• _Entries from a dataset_
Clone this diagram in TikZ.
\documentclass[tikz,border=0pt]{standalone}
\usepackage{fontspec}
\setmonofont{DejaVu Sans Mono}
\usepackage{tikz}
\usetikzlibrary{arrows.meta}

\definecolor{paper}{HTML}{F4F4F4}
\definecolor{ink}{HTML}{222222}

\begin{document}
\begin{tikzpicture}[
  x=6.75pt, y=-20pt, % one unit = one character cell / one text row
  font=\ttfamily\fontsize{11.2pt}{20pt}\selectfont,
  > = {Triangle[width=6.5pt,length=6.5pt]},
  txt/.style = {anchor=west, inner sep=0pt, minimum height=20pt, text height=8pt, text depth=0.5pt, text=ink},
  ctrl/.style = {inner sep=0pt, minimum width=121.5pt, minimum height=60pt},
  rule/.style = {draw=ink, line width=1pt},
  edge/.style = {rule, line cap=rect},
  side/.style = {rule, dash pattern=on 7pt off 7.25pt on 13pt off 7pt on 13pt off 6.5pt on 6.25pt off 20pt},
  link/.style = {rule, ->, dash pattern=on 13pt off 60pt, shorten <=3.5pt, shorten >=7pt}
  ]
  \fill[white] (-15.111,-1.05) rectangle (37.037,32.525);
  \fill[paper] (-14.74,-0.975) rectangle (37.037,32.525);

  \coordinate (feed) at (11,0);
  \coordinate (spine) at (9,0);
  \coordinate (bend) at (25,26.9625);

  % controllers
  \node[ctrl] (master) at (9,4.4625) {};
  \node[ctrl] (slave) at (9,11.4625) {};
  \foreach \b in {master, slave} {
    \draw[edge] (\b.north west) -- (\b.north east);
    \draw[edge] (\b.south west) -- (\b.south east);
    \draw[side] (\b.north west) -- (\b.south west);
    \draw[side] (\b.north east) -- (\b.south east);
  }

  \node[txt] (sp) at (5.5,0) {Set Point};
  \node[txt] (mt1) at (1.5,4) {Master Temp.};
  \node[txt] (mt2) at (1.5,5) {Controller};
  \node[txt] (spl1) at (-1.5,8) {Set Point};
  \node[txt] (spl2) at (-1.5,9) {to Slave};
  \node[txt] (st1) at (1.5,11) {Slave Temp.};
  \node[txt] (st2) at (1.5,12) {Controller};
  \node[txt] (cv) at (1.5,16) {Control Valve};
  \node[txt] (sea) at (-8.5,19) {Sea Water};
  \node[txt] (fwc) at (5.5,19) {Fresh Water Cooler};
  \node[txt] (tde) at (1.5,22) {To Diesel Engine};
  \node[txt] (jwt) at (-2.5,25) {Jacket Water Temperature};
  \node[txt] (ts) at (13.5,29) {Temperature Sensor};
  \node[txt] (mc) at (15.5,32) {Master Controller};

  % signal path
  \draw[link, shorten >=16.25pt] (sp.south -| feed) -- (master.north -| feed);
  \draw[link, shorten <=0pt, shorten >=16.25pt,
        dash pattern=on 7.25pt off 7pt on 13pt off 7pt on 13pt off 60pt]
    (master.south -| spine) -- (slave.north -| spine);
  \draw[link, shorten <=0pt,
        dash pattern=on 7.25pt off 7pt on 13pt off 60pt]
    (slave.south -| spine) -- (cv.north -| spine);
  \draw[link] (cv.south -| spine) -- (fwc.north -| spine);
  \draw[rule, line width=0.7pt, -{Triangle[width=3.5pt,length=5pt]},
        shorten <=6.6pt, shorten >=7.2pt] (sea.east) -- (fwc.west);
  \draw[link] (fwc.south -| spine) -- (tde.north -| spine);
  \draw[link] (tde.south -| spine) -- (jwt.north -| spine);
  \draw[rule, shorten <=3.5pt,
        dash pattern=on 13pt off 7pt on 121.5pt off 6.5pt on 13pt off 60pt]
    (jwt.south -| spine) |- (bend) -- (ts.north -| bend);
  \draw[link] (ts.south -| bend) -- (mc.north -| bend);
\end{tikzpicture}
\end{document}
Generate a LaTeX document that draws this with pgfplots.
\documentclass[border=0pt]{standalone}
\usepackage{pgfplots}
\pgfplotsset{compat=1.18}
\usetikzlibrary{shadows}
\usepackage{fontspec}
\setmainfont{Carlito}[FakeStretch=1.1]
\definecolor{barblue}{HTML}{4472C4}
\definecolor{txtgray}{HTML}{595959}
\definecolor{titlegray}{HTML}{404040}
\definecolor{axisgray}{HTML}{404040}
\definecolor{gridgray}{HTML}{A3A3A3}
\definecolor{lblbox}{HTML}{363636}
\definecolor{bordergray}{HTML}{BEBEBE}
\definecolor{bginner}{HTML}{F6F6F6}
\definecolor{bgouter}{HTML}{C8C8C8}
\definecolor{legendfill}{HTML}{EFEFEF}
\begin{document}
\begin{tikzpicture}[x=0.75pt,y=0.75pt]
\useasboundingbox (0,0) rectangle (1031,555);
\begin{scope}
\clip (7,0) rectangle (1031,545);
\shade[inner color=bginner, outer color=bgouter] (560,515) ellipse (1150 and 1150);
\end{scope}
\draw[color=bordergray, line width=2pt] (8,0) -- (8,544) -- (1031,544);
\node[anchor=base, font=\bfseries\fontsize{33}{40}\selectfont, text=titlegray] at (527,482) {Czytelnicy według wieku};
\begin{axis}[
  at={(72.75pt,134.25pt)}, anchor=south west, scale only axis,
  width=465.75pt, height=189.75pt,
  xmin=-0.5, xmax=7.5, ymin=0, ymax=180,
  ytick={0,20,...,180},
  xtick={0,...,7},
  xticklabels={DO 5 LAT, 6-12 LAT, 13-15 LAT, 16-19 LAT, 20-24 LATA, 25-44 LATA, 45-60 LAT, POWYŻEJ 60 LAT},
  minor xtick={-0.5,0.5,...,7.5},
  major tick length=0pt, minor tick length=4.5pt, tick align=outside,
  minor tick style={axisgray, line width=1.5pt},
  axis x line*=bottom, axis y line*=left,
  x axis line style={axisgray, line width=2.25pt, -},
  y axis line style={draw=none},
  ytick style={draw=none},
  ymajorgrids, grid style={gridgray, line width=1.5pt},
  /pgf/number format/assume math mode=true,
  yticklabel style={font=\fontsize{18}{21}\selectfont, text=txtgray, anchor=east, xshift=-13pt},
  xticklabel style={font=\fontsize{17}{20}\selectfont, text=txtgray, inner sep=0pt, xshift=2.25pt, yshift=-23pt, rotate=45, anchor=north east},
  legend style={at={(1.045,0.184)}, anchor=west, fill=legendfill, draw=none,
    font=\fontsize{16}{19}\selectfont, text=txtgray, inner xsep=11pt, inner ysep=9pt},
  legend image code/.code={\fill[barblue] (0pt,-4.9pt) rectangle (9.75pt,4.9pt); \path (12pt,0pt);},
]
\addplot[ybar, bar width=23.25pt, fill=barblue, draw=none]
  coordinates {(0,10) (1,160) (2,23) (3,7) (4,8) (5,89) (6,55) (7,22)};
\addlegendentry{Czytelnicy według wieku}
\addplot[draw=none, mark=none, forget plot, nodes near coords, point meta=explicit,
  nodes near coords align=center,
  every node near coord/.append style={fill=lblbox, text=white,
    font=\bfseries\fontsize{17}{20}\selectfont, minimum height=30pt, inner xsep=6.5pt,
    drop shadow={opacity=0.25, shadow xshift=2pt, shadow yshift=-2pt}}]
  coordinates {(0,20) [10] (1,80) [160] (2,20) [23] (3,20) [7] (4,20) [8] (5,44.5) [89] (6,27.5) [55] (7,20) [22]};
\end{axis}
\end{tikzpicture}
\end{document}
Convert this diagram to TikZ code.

• _REQUIRED WORK_
Keep only the lines that hold the string "this", and copy them out.

• _EXERCISE OUTPUT_
Clone this diagram in TikZ.
Generate a LaTeX document that draws this with pgfplots.
Convert this diagram to TikZ code.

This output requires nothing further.